━━━ INFORMATION PROVIDED ━━━

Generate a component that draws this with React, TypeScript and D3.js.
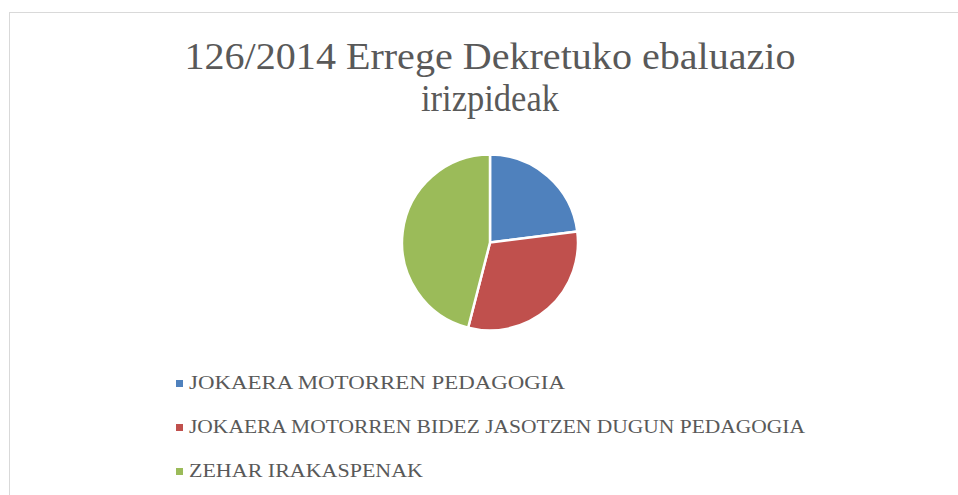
import React from "react";
import * as d3 from "d3";

const categories = [
  "JOKAERA MOTORREN PEDAGOGIA",
  "JOKAERA MOTORREN BIDEZ JASOTZEN DUGUN PEDAGOGIA",
  "ZEHAR IRAKASPENAK",
];
const values = [23, 31, 46];
const colors = ["#4F81BD", "#C0504D", "#9BBB59"];
const titleLines = ["126/2014 Errege Dekretuko ebaluazio", "irizpideak"];

const W = 958;
const H = 495;
const cx = 490;
const cy = 242.5;
const R = 88;

const titleWidths = [611, 138];
const legendWidths = [376, 616, 234];

export default function App() {
  const pie = d3
    .pie<number>()
    .sort(null)
    .value((d) => d)
    .startAngle(0)
    .endAngle(2 * Math.PI);
  const arc = d3.arc<d3.PieArcDatum<number>>().innerRadius(0).outerRadius(R);
  const arcs = pie(values);
  const font = "'Liberation Serif', 'DejaVu Serif', serif";

  return (
    <svg
      width={W}
      height={H}
      style={{ position: "absolute", left: 0, top: 0, background: "#fff" }}
    >
      <rect x={0} y={0} width={W} height={H} fill="#fff" />
      <rect
        x={9.5}
        y={12.5}
        width={W + 20}
        height={H + 20}
        fill="#fff"
        stroke="#D9D9D9"
        strokeWidth={1}
      />
      {titleLines.map((t, i) => (
        <text
          key={i}
          x={490}
          y={68.5 + i * 42.5}
          textAnchor="middle"
          fontFamily={font}
          fontSize={37}
          fill="#595959"
          textLength={titleWidths[i]}
          lengthAdjust="spacingAndGlyphs"
        >
          {t}
        </text>
      ))}
      <g transform={`translate(${cx},${cy})`}>
        {arcs.map((a, i) => (
          <path
            key={i}
            d={arc(a) || ""}
            fill={colors[i]}
            stroke="#fff"
            strokeWidth={2.5}
            strokeLinejoin="round"
          />
        ))}
      </g>
      {categories.map((c, i) => {
        const y = 389 + i * 44;
        return (
          <g key={c}>
            <rect x={176} y={y - 9} width={7} height={7} fill={colors[i]} />
            <text
              x={189}
              y={y}
              fontFamily={font}
              fontSize={19.5}
              fill="#595959"
              textLength={legendWidths[i]}
              lengthAdjust="spacingAndGlyphs"
            >
              {c}
            </text>
          </g>
        );
      })}
    </svg>
  );
}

━━━

Copy out every line of the material above exactly, skipping the pictures.

Generate a component that draws this with React, TypeScript and D3.js.
import React from "react";
import * as d3 from "d3";

const categories = [
  "JOKAERA MOTORREN PEDAGOGIA",
  "JOKAERA MOTORREN BIDEZ JASOTZEN DUGUN PEDAGOGIA",
  "ZEHAR IRAKASPENAK",
];
const values = [23, 31, 46];
const colors = ["#4F81BD", "#C0504D", "#9BBB59"];
const titleLines = ["126/2014 Errege Dekretuko ebaluazio", "irizpideak"];

const W = 958;
const H = 495;
const cx = 490;
const cy = 242.5;
const R = 88;

const titleWidths = [611, 138];
const legendWidths = [376, 616, 234];

export default function App() {
  const pie = d3
    .pie<number>()
    .sort(null)
    .value((d) => d)
    .startAngle(0)
    .endAngle(2 * Math.PI);
  const arc = d3.arc<d3.PieArcDatum<number>>().innerRadius(0).outerRadius(R);
  const arcs = pie(values);
  const font = "'Liberation Serif', 'DejaVu Serif', serif";

  return (
    <svg
      width={W}
      height={H}
      style={{ position: "absolute", left: 0, top: 0, background: "#fff" }}
    >
      <rect x={0} y={0} width={W} height={H} fill="#fff" />
      <rect
        x={9.5}
        y={12.5}
        width={W + 20}
        height={H + 20}
        fill="#fff"
        stroke="#D9D9D9"
        strokeWidth={1}
      />
      {titleLines.map((t, i) => (
        <text
          key={i}
          x={490}
          y={68.5 + i * 42.5}
          textAnchor="middle"
          fontFamily={font}
          fontSize={37}
          fill="#595959"
          textLength={titleWidths[i]}
          lengthAdjust="spacingAndGlyphs"
        >
          {t}
        </text>
      ))}
      <g transform={`translate(${cx},${cy})`}>
        {arcs.map((a, i) => (
          <path
            key={i}
            d={arc(a) || ""}
            fill={colors[i]}
            stroke="#fff"
            strokeWidth={2.5}
            strokeLinejoin="round"
          />
        ))}
      </g>
      {categories.map((c, i) => {
        const y = 389 + i * 44;
        return (
          <g key={c}>
            <rect x={176} y={y - 9} width={7} height={7} fill={colors[i]} />
            <text
              x={189}
              y={y}
              fontFamily={font}
              fontSize={19.5}
              fill="#595959"
              textLength={legendWidths[i]}
              lengthAdjust="spacingAndGlyphs"
            >
              {c}
            </text>
          </g>
        );
      })}
    </svg>
  );
}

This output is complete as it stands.